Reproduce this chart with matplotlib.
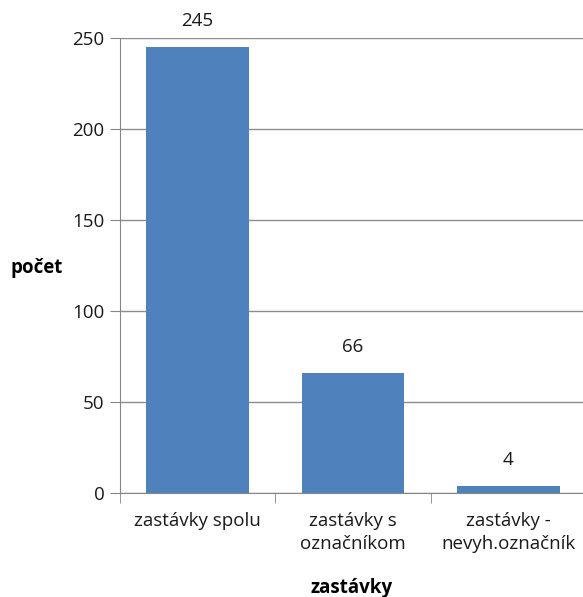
import matplotlib
matplotlib.use("Agg")
import matplotlib.pyplot as plt
import numpy as np

categories = ["zastávky spolu", "zastávky s\noznačníkom", "zastávky -\nnevyh.označník"]
values = [245, 66, 4]
yticks = [0, 50, 100, 150, 200, 250]

plt.rcParams['font.family'] = ['Open Sans', 'DejaVu Sans']
FS = 13.5

fig = plt.figure(figsize=(5.83, 5.97), dpi=100)
ax = fig.add_axes([120/583, 1-493/597, 466/583, 455/597])

x = np.arange(len(categories))
bars = ax.bar(x, values, width=0.66, color="#4F81BD", zorder=3)
ax.set_xlim(-0.5, len(categories) - 0.5)
ax.set_ylim(0, 250)
ax.set_yticks(yticks)
ax.tick_params(axis='y', length=7, color="#868686", labelsize=FS, pad=4, labelcolor="#1a1a1a")
ax.yaxis.grid(True, color="#8c8c8c", linewidth=1, zorder=0)
ax.set_axisbelow(True)

ax.set_xticks(x)
ax.set_xticklabels(categories, fontsize=FS, linespacing=1.35, color="#1a1a1a")
ax.tick_params(axis='x', length=0, pad=14)
ax.set_xticks(np.arange(-0.5, len(categories)), minor=True)
ax.tick_params(axis='x', which='minor', length=7, color="#868686")

for s in ['top', 'right']:
    ax.spines[s].set_visible(False)
for s in ['left', 'bottom']:
    ax.spines[s].set_color("#868686")

for xi, v in zip(x, values):
    ax.annotate(str(v), (xi, v), xytext=(0, 18.5), textcoords='offset points',
                ha='center', va='center', fontsize=FS, color="#1a1a1a")

fig.text(10/583, 1-268/597, "počet", fontsize=FS, fontweight='bold', ha='left', va='center')
fig.text(352/583, 1-588/597, "zastávky", fontsize=FS, fontweight='bold', ha='center', va='center')

fig.savefig("out.png", dpi=100)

Work to do:
Each line from the top of the material through the line containing "import numpy as np" should be reproduced exactly; please drop any images.

Expected answer:
Reproduce this chart with matplotlib.
import matplotlib
matplotlib.use("Agg")
import matplotlib.pyplot as plt
import numpy as np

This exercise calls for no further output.